__Written problem__. Write out exactly, please, every line from the beginning of the entries to the line holding "rectangle (789, 504);", and no pictures.

__Excerpted data__.
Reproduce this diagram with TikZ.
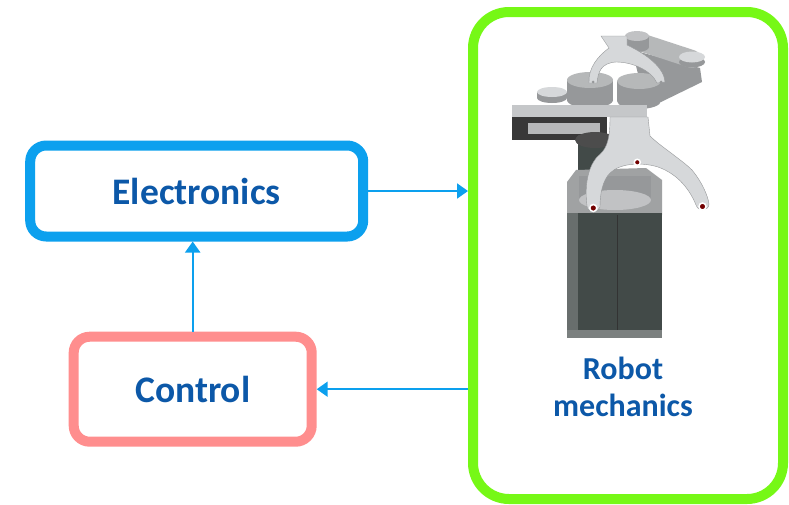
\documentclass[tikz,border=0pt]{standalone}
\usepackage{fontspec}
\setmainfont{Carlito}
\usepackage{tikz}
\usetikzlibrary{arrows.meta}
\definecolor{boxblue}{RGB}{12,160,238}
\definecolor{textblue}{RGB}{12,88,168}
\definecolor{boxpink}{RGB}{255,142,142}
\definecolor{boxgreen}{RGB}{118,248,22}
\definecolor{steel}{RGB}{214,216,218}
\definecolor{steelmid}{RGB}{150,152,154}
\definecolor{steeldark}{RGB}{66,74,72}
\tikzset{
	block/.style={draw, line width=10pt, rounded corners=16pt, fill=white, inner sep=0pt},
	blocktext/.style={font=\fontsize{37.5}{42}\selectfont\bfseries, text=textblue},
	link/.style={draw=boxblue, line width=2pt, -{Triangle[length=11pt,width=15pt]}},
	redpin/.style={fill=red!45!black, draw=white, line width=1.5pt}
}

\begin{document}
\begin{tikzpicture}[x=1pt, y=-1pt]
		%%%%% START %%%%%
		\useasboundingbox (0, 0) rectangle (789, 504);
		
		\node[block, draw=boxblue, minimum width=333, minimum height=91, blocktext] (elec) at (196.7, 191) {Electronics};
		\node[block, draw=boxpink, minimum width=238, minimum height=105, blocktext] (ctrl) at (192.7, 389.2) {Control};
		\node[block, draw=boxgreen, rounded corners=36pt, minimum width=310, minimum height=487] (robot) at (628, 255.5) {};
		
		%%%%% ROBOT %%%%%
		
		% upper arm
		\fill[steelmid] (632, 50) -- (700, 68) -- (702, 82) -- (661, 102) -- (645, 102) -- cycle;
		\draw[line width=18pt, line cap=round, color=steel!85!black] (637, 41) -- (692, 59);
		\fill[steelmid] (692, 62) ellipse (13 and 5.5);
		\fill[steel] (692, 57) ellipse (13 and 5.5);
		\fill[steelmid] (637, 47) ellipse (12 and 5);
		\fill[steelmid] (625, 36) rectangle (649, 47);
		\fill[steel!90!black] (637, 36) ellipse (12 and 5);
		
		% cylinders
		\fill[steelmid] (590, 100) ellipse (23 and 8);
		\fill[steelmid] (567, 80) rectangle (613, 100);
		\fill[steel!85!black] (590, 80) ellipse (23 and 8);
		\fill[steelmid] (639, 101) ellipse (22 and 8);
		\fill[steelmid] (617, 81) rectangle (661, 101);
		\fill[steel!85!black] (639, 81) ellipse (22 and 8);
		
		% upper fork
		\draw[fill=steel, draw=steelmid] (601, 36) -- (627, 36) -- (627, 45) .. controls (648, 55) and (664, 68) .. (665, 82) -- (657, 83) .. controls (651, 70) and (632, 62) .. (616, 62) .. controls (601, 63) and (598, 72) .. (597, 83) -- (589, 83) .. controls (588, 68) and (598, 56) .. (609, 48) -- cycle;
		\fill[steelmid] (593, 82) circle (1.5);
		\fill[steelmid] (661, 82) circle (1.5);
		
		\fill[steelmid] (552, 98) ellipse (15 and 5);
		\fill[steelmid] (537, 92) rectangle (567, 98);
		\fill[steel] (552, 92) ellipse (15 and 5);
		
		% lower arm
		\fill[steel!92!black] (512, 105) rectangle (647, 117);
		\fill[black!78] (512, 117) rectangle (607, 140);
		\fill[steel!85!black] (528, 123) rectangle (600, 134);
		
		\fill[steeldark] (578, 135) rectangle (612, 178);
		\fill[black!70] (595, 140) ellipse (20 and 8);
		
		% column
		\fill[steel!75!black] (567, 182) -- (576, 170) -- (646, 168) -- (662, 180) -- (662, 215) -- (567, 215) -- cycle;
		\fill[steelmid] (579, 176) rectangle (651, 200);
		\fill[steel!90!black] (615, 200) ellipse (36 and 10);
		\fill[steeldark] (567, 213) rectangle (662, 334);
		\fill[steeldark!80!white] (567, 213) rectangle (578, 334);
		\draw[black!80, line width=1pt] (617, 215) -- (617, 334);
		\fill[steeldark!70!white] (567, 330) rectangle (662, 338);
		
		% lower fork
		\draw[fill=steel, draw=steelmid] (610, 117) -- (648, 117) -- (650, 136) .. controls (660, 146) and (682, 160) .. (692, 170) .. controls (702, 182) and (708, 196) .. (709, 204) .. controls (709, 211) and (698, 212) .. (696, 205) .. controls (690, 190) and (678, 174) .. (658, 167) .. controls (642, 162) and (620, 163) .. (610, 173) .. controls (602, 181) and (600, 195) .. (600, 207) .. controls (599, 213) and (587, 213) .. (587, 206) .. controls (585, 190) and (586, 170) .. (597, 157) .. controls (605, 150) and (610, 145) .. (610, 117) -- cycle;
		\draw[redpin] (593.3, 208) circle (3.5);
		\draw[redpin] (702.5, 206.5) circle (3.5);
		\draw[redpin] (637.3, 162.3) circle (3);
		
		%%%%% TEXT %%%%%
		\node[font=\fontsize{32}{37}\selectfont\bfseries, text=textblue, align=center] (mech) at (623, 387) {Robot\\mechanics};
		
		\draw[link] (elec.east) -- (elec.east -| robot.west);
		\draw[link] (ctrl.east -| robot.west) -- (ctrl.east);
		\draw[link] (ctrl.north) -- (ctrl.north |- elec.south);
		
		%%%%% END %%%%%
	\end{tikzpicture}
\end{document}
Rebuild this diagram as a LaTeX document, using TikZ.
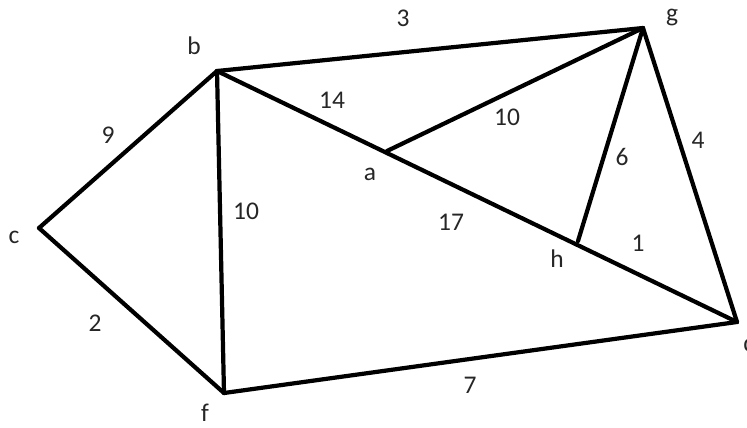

__Reply__.
Reproduce this diagram with TikZ.
\documentclass[tikz,border=0pt]{standalone}
\usepackage{fontspec}
\setmainfont{Carlito}
\usepackage{tikz}
\usetikzlibrary{arrows.meta}
\definecolor{boxblue}{RGB}{12,160,238}
\definecolor{textblue}{RGB}{12,88,168}
\definecolor{boxpink}{RGB}{255,142,142}
\definecolor{boxgreen}{RGB}{118,248,22}
\definecolor{steel}{RGB}{214,216,218}
\definecolor{steelmid}{RGB}{150,152,154}
\definecolor{steeldark}{RGB}{66,74,72}
\tikzset{
	block/.style={draw, line width=10pt, rounded corners=16pt, fill=white, inner sep=0pt},
	blocktext/.style={font=\fontsize{37.5}{42}\selectfont\bfseries, text=textblue},
	link/.style={draw=boxblue, line width=2pt, -{Triangle[length=11pt,width=15pt]}},
	redpin/.style={fill=red!45!black, draw=white, line width=1.5pt}
}

\begin{document}
\begin{tikzpicture}[x=1pt, y=-1pt]
		%%%%% START %%%%%
		\useasboundingbox (0, 0) rectangle (789, 504);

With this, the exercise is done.